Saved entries
++++
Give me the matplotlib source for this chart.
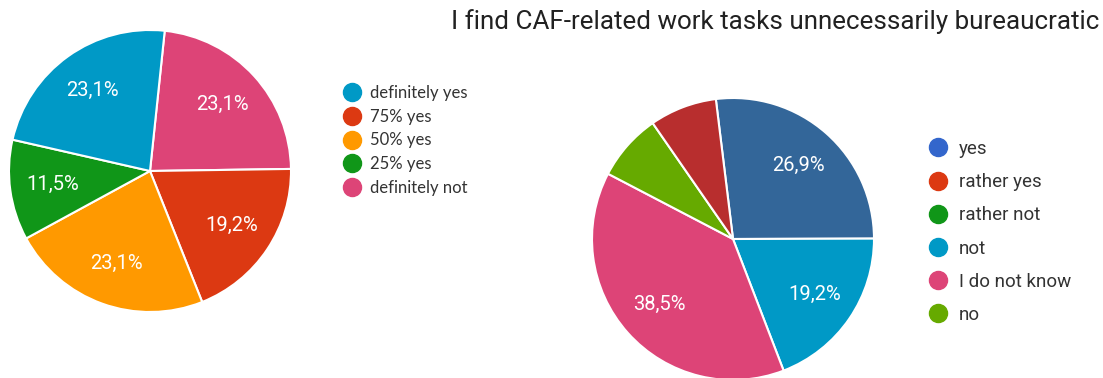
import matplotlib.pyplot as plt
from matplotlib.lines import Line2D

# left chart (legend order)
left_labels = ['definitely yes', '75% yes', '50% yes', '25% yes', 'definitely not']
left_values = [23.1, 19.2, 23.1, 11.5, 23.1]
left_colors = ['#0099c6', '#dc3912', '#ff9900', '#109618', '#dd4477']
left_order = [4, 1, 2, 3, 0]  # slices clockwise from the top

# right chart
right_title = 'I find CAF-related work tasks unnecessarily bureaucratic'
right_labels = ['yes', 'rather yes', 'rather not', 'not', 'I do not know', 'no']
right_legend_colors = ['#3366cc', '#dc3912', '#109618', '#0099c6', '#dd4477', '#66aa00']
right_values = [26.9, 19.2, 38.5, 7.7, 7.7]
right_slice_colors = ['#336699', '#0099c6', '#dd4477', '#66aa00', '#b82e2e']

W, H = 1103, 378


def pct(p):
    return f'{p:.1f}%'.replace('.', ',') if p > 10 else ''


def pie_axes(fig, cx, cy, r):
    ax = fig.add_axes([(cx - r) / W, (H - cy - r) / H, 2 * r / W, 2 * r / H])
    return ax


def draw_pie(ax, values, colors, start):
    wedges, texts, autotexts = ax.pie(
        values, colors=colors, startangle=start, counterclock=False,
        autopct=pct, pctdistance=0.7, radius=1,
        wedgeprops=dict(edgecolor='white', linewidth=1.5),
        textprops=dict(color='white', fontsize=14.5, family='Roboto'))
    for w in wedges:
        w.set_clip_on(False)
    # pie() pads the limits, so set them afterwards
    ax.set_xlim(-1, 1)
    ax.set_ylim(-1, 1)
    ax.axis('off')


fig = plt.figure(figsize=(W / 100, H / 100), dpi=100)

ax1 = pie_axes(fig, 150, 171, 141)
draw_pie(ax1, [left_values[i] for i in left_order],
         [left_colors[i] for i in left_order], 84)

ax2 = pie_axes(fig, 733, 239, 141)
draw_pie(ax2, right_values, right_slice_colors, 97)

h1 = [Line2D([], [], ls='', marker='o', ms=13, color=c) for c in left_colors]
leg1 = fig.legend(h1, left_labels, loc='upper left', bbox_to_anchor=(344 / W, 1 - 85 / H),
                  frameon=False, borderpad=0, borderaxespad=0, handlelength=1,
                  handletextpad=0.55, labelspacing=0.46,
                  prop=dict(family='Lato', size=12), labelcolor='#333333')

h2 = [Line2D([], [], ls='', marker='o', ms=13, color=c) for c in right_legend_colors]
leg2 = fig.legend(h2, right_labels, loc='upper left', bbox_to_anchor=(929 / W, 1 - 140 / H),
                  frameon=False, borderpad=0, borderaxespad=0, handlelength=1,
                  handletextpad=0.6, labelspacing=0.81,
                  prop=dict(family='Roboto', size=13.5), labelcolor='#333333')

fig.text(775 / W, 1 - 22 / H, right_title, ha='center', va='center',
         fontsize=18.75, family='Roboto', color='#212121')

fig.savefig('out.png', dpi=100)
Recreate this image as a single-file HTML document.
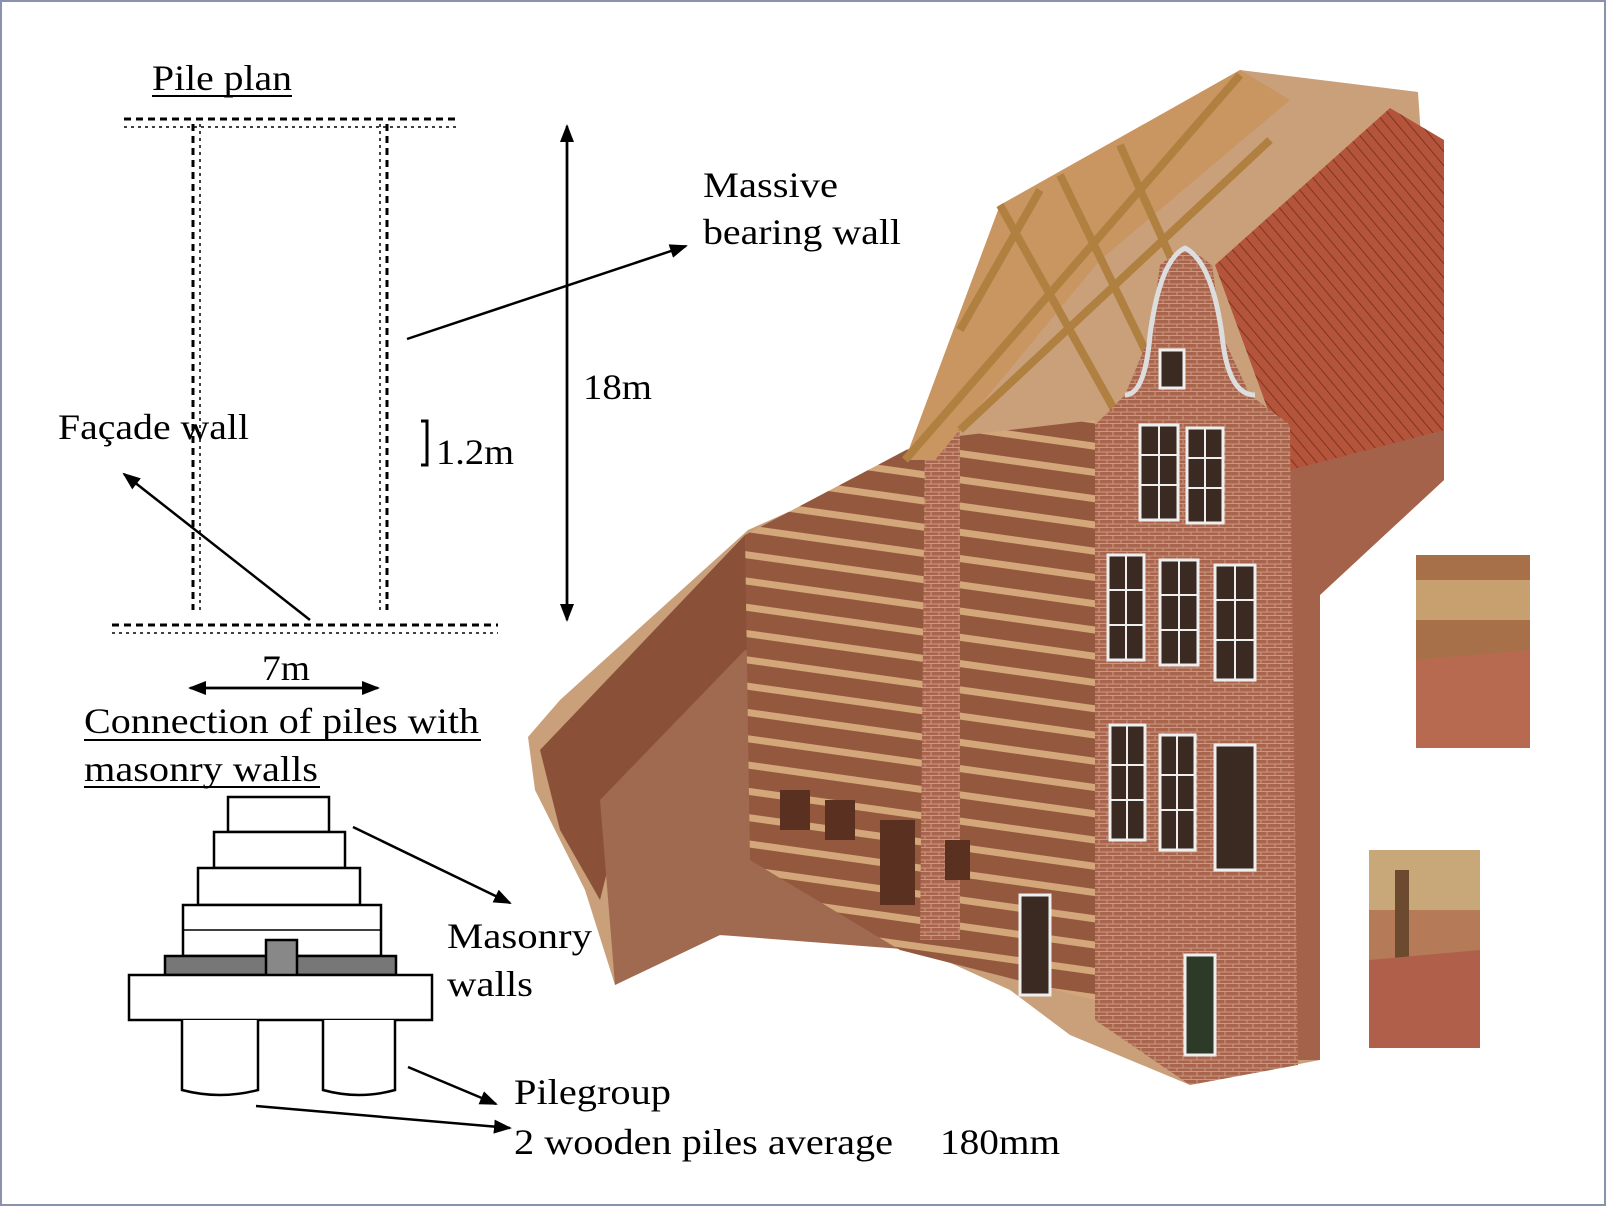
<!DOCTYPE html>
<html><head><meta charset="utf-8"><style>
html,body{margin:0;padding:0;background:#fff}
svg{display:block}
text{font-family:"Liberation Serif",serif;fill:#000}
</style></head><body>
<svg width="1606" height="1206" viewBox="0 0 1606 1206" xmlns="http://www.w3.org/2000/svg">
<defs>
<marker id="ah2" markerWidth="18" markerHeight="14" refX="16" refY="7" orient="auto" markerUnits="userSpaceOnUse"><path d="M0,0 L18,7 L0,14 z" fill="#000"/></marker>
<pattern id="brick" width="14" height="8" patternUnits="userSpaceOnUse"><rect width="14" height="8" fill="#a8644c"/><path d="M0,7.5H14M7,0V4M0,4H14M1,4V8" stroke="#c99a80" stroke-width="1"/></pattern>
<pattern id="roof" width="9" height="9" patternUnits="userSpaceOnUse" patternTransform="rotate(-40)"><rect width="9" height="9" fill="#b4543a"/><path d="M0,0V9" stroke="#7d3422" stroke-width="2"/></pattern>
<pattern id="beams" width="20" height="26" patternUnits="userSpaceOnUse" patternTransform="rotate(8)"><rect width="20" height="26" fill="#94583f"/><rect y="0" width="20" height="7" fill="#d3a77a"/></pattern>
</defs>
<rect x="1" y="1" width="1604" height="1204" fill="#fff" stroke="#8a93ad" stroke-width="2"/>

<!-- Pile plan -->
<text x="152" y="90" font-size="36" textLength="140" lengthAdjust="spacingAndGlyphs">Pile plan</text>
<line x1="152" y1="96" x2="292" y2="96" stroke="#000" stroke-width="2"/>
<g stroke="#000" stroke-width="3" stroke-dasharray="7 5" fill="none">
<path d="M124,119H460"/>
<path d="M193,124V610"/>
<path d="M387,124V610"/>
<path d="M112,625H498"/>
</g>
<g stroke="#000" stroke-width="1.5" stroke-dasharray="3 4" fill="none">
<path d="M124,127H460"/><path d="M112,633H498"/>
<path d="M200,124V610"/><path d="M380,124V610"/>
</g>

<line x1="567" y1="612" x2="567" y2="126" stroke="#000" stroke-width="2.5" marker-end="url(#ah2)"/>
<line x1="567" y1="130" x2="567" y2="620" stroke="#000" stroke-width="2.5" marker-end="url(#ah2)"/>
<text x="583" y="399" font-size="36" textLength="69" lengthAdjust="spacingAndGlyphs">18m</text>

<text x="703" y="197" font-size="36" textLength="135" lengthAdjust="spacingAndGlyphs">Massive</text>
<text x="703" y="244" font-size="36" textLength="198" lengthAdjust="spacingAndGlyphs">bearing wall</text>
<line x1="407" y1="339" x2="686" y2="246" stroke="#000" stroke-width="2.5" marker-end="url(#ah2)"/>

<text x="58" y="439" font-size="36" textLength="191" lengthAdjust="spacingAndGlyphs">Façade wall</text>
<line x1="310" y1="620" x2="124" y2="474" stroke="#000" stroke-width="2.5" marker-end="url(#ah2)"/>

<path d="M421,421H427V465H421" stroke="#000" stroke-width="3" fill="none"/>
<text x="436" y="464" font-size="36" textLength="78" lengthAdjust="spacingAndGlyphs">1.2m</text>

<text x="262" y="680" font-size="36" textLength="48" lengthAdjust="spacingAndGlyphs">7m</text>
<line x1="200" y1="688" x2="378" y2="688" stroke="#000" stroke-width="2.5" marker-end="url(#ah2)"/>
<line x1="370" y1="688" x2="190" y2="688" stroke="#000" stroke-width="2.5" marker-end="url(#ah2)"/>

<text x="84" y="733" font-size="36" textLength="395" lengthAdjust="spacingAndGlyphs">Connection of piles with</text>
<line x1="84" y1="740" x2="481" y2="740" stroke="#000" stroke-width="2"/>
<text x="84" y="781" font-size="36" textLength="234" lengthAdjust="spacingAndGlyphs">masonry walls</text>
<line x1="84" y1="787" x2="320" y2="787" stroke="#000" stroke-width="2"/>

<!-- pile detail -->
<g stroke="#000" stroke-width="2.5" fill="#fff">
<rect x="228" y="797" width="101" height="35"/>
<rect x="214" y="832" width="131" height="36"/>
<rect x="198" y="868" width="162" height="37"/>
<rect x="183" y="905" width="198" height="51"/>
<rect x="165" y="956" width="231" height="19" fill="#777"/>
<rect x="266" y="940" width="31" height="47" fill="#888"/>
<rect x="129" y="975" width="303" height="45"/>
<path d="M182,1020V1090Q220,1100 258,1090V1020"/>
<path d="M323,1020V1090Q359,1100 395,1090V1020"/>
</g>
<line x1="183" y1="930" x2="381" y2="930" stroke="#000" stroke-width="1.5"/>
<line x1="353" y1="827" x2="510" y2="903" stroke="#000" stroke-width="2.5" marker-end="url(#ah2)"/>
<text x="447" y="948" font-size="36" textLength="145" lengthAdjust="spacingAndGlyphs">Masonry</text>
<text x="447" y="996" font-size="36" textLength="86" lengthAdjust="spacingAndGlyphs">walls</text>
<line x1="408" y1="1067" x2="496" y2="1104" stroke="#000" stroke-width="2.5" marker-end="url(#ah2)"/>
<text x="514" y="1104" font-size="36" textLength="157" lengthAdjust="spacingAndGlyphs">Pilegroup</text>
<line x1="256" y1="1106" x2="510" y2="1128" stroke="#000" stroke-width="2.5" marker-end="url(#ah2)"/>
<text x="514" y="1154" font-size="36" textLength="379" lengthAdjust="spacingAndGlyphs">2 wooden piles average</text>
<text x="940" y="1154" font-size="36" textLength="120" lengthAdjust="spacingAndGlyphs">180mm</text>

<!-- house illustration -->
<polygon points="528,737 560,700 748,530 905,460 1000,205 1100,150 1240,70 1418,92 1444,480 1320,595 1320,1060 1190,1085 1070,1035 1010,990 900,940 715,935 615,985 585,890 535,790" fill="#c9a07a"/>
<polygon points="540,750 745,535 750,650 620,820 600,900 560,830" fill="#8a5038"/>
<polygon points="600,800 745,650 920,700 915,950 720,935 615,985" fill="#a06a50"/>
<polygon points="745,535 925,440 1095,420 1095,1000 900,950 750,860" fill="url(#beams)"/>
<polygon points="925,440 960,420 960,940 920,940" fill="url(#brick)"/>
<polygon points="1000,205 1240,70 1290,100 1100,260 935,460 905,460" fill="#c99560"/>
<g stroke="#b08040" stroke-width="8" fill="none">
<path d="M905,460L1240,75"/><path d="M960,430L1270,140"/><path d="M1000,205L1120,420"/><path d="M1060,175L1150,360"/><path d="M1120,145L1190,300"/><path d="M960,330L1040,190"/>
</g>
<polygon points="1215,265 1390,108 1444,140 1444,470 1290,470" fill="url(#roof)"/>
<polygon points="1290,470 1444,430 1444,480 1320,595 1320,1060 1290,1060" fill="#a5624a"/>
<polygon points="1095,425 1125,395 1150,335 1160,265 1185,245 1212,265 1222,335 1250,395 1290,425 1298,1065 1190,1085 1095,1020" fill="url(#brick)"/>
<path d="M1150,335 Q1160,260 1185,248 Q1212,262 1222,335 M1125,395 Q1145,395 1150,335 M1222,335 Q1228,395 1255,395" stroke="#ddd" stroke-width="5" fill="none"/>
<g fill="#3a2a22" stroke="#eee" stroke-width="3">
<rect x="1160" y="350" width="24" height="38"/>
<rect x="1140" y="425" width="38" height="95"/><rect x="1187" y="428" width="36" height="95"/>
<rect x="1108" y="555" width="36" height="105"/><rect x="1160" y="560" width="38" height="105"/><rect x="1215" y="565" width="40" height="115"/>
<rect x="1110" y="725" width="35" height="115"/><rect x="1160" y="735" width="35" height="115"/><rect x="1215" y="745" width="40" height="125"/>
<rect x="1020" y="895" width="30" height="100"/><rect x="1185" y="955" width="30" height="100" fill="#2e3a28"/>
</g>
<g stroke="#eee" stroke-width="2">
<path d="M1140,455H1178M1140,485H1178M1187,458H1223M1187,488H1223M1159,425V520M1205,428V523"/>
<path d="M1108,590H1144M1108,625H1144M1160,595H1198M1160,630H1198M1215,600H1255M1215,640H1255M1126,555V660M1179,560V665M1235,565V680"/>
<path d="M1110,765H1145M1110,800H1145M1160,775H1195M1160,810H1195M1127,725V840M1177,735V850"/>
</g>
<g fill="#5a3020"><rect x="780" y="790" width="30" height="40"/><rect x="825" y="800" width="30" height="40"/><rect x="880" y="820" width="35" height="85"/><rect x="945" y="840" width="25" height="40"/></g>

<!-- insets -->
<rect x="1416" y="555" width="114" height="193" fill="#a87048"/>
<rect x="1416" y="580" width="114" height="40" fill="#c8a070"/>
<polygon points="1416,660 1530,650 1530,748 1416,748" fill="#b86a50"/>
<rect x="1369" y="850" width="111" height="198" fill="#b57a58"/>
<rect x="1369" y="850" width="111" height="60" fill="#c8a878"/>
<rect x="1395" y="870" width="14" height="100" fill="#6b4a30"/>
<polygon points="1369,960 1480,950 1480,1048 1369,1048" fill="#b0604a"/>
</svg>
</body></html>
++++
- The problem
Only lines with the word "this" should be collected from the material.

- Complete answer
Give me the matplotlib source for this chart.
Recreate this image as a single-file HTML document.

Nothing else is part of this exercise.